Objective
Begin with the first line of the listing and quote every line through the one containing "var regY = [0.0031, 0.1474];"; give only those lines.
** start of Given material **
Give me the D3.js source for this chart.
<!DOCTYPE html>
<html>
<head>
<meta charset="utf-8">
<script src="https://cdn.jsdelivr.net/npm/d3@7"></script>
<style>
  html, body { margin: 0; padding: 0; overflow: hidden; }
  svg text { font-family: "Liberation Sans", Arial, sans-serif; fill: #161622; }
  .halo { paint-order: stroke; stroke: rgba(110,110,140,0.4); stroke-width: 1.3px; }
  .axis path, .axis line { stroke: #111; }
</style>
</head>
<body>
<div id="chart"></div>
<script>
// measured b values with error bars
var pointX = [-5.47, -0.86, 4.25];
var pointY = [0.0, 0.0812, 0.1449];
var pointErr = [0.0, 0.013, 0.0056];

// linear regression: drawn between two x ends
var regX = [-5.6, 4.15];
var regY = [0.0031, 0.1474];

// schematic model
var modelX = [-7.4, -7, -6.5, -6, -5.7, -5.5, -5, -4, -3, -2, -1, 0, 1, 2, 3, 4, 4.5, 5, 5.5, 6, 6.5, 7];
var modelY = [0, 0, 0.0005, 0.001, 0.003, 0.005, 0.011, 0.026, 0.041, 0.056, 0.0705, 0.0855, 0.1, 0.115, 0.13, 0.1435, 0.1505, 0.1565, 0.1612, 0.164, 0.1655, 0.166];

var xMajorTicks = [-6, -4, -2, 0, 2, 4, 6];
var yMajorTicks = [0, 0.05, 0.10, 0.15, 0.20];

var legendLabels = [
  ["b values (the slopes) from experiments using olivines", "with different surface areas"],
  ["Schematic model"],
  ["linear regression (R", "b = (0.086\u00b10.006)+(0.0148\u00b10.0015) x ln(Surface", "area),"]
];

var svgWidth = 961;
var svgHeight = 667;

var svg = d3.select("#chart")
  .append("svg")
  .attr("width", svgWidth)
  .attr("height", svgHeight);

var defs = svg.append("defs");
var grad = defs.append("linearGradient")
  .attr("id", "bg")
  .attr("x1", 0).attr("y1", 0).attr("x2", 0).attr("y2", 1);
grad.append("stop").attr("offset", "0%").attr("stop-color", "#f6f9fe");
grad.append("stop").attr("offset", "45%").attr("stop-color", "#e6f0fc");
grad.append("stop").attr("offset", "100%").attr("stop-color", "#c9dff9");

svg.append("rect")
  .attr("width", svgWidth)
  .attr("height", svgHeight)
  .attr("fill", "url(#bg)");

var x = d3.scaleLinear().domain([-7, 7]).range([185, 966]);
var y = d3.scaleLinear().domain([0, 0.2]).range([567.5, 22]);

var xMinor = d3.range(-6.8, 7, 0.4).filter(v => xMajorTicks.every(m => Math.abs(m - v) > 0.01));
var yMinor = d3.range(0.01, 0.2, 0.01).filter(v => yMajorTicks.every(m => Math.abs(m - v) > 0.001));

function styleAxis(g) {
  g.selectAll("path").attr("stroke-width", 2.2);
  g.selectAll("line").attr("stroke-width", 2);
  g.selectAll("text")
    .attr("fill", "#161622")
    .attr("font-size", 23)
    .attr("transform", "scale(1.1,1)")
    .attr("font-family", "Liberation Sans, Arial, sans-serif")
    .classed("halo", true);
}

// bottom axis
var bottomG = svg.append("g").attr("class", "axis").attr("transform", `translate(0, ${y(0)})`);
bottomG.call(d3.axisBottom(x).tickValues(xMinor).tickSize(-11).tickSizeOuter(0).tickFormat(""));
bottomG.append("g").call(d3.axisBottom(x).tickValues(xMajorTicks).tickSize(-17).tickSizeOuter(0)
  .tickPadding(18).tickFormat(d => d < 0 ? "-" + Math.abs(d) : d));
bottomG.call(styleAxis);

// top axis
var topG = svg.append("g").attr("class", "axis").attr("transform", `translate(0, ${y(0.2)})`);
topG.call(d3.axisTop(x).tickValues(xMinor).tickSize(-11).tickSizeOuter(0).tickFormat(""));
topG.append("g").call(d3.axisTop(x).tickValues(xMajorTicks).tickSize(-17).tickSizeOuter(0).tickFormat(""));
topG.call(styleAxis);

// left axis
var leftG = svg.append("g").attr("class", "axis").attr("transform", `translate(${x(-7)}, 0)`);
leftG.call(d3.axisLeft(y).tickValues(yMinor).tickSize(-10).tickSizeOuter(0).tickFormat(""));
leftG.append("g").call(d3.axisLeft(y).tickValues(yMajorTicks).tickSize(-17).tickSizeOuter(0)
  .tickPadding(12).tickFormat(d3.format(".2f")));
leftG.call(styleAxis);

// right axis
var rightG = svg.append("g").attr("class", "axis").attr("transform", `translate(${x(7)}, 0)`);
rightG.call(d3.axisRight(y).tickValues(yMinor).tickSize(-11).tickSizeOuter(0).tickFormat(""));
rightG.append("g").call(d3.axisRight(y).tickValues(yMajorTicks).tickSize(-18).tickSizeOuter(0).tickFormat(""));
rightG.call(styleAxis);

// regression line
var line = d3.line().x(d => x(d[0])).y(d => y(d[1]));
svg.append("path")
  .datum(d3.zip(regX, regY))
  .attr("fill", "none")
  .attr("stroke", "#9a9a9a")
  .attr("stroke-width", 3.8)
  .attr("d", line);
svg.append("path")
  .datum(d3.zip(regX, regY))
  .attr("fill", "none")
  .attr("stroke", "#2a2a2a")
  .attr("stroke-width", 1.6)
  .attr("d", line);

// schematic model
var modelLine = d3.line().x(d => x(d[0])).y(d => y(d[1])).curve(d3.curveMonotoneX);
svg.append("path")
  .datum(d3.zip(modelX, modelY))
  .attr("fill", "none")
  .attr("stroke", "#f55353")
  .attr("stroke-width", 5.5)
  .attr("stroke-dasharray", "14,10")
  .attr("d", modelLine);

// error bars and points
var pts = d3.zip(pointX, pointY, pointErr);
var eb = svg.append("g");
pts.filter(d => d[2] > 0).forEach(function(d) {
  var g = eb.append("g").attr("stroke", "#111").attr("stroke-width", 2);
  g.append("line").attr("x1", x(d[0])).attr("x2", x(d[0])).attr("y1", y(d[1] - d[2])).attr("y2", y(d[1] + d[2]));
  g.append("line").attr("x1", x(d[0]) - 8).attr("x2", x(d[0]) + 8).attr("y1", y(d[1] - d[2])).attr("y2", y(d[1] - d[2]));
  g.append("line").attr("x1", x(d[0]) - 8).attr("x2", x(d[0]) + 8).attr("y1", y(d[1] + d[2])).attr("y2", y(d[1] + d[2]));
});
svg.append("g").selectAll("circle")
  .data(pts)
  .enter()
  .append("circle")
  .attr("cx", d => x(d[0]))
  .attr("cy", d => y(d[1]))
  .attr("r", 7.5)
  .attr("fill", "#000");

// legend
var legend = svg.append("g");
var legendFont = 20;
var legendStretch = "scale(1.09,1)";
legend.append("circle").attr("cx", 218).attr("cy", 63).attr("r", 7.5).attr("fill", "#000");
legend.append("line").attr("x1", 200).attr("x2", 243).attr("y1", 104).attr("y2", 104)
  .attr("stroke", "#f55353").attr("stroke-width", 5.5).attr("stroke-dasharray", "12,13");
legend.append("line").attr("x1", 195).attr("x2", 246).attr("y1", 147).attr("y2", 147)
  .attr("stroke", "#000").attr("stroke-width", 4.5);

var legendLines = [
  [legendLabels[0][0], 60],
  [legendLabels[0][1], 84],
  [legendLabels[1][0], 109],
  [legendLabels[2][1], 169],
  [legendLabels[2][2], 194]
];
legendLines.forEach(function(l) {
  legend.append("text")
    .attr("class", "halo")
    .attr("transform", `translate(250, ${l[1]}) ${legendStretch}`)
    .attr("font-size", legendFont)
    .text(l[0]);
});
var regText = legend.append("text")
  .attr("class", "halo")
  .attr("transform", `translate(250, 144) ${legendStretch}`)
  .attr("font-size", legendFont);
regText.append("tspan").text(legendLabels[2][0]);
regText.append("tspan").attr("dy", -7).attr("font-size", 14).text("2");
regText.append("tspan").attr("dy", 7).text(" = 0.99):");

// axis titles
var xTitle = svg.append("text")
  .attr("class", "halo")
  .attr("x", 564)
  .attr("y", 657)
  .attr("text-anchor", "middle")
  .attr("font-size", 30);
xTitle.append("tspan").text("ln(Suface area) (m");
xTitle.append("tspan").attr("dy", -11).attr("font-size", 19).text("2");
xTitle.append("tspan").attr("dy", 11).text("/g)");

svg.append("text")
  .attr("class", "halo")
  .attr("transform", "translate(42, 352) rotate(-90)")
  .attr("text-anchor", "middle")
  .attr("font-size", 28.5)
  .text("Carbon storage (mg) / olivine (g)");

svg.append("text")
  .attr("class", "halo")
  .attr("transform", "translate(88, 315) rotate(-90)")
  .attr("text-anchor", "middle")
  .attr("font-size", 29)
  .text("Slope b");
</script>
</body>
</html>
** end of Given material **
Right answer
Give me the D3.js source for this chart.
<!DOCTYPE html>
<html>
<head>
<meta charset="utf-8">
<script src="https://cdn.jsdelivr.net/npm/d3@7"></script>
<style>
  html, body { margin: 0; padding: 0; overflow: hidden; }
  svg text { font-family: "Liberation Sans", Arial, sans-serif; fill: #161622; }
  .halo { paint-order: stroke; stroke: rgba(110,110,140,0.4); stroke-width: 1.3px; }
  .axis path, .axis line { stroke: #111; }
</style>
</head>
<body>
<div id="chart"></div>
<script>
// measured b values with error bars
var pointX = [-5.47, -0.86, 4.25];
var pointY = [0.0, 0.0812, 0.1449];
var pointErr = [0.0, 0.013, 0.0056];

// linear regression: drawn between two x ends
var regX = [-5.6, 4.15];
var regY = [0.0031, 0.1474];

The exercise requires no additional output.